(Do this)
Can you set down, exactly as they appear below, the lines from the opening of the material through the one bearing "(0,0) rectangle (1142,655);", minus the pictures?

(Dataset extract)
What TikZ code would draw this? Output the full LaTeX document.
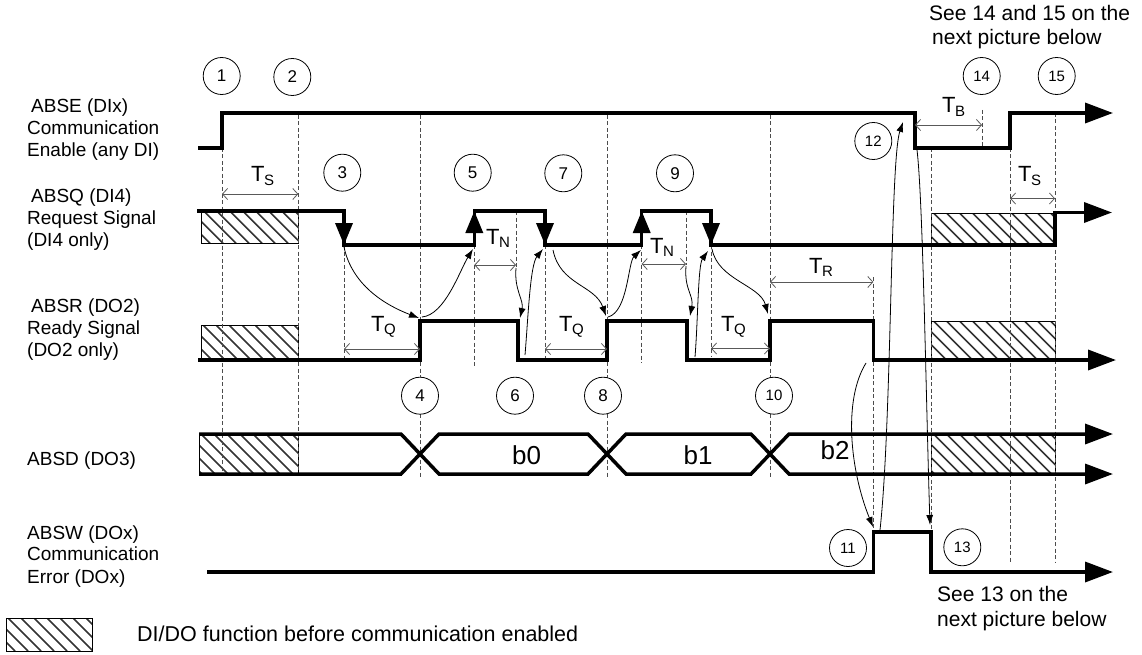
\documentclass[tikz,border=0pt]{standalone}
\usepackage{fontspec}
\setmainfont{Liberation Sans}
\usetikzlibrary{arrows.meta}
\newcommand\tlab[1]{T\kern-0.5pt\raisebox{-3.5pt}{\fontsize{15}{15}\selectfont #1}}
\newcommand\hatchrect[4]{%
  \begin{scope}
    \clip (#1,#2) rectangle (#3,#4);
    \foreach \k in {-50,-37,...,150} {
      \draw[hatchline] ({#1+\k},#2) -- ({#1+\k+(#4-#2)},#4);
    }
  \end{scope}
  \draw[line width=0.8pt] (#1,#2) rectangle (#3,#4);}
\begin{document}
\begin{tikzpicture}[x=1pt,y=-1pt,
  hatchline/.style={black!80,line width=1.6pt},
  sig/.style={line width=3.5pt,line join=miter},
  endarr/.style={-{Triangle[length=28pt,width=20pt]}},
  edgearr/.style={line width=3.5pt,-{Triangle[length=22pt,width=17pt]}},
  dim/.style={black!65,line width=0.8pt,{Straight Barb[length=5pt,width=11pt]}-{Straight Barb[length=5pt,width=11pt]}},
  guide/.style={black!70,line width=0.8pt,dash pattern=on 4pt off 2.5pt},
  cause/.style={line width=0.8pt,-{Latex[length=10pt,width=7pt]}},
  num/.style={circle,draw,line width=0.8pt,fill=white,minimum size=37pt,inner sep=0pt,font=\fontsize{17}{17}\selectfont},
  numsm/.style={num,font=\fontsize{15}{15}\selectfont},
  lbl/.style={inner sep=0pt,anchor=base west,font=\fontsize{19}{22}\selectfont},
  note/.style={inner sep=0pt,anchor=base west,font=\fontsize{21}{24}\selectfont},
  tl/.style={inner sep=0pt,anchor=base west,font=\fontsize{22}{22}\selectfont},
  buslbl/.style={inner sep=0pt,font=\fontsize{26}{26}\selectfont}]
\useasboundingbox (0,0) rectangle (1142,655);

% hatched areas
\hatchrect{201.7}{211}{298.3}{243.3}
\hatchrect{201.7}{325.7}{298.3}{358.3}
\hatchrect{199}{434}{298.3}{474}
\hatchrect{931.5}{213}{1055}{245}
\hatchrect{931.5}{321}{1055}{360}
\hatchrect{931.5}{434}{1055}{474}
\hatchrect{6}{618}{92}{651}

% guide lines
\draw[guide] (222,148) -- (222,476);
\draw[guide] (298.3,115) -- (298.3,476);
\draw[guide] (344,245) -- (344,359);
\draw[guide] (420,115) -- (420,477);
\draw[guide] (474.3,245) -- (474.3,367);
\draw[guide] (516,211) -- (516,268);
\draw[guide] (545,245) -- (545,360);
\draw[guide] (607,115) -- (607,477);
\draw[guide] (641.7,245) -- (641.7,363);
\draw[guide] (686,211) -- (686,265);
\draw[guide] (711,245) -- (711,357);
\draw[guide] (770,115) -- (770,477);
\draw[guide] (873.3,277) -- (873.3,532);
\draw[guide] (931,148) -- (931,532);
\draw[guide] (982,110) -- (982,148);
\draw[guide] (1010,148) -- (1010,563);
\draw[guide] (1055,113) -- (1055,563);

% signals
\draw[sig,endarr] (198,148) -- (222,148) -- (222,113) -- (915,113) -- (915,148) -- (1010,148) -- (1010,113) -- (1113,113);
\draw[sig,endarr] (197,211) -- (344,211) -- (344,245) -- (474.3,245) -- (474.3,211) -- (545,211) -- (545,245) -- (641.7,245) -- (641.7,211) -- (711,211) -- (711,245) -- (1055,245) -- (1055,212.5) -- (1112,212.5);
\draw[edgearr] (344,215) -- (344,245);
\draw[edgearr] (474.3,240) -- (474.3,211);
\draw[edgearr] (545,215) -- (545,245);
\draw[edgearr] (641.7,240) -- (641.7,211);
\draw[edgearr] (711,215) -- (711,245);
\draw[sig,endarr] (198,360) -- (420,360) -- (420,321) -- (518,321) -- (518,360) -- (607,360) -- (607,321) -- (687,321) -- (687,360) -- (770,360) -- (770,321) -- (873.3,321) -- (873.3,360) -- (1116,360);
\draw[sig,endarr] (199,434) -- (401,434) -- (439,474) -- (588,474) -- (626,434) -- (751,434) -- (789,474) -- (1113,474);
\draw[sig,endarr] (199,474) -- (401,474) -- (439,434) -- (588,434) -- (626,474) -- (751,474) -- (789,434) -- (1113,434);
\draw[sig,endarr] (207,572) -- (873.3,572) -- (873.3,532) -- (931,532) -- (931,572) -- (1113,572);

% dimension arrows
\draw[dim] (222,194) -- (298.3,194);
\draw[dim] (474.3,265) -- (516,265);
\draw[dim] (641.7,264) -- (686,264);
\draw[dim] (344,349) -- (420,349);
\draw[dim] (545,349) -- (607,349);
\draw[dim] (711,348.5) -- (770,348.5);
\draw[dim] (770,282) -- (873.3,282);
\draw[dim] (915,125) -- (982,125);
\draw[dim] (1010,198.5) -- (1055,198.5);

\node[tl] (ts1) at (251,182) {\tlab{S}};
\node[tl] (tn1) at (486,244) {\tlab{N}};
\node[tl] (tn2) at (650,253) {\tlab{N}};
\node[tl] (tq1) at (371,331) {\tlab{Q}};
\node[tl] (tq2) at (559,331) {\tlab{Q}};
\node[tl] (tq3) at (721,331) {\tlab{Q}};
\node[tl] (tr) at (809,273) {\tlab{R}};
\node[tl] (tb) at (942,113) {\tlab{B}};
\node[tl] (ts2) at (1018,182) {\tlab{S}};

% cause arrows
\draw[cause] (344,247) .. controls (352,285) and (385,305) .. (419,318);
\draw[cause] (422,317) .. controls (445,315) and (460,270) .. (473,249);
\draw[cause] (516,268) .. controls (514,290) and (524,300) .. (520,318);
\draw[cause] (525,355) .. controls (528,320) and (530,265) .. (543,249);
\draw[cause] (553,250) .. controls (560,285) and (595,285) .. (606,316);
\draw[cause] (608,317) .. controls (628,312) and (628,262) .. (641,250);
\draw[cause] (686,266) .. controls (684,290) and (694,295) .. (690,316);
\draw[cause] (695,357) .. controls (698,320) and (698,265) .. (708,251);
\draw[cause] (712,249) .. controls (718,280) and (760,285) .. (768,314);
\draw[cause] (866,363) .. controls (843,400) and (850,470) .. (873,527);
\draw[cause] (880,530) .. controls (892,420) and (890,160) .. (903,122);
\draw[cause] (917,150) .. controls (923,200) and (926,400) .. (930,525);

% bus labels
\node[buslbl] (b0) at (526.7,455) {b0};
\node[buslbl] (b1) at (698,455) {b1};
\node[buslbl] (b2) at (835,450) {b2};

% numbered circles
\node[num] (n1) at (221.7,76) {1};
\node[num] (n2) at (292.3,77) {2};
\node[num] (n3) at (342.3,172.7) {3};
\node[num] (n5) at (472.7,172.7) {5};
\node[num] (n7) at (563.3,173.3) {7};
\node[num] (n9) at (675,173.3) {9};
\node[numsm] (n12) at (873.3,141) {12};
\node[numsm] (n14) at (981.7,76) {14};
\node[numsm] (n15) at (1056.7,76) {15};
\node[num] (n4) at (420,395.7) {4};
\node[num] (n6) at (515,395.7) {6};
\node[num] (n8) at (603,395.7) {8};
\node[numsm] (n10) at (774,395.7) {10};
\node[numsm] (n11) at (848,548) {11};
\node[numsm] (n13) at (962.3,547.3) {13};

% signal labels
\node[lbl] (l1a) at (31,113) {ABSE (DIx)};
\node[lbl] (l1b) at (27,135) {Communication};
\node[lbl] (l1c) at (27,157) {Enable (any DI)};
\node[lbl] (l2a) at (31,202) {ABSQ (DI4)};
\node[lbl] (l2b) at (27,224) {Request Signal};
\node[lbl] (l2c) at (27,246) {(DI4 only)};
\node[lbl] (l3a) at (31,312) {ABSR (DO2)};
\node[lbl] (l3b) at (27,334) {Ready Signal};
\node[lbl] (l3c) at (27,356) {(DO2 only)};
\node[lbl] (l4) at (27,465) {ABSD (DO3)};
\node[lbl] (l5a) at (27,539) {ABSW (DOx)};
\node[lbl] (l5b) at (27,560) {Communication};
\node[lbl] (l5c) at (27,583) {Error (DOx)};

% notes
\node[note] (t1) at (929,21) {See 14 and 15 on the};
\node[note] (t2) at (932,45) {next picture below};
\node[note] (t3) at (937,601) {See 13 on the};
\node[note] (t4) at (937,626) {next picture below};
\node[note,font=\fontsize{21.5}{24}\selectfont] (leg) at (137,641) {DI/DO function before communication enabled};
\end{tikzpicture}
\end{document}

(Result of the exercise)
What TikZ code would draw this? Output the full LaTeX document.
\documentclass[tikz,border=0pt]{standalone}
\usepackage{fontspec}
\setmainfont{Liberation Sans}
\usetikzlibrary{arrows.meta}
\newcommand\tlab[1]{T\kern-0.5pt\raisebox{-3.5pt}{\fontsize{15}{15}\selectfont #1}}
\newcommand\hatchrect[4]{%
  \begin{scope}
    \clip (#1,#2) rectangle (#3,#4);
    \foreach \k in {-50,-37,...,150} {
      \draw[hatchline] ({#1+\k},#2) -- ({#1+\k+(#4-#2)},#4);
    }
  \end{scope}
  \draw[line width=0.8pt] (#1,#2) rectangle (#3,#4);}
\begin{document}
\begin{tikzpicture}[x=1pt,y=-1pt,
  hatchline/.style={black!80,line width=1.6pt},
  sig/.style={line width=3.5pt,line join=miter},
  endarr/.style={-{Triangle[length=28pt,width=20pt]}},
  edgearr/.style={line width=3.5pt,-{Triangle[length=22pt,width=17pt]}},
  dim/.style={black!65,line width=0.8pt,{Straight Barb[length=5pt,width=11pt]}-{Straight Barb[length=5pt,width=11pt]}},
  guide/.style={black!70,line width=0.8pt,dash pattern=on 4pt off 2.5pt},
  cause/.style={line width=0.8pt,-{Latex[length=10pt,width=7pt]}},
  num/.style={circle,draw,line width=0.8pt,fill=white,minimum size=37pt,inner sep=0pt,font=\fontsize{17}{17}\selectfont},
  numsm/.style={num,font=\fontsize{15}{15}\selectfont},
  lbl/.style={inner sep=0pt,anchor=base west,font=\fontsize{19}{22}\selectfont},
  note/.style={inner sep=0pt,anchor=base west,font=\fontsize{21}{24}\selectfont},
  tl/.style={inner sep=0pt,anchor=base west,font=\fontsize{22}{22}\selectfont},
  buslbl/.style={inner sep=0pt,font=\fontsize{26}{26}\selectfont}]
\useasboundingbox (0,0) rectangle (1142,655);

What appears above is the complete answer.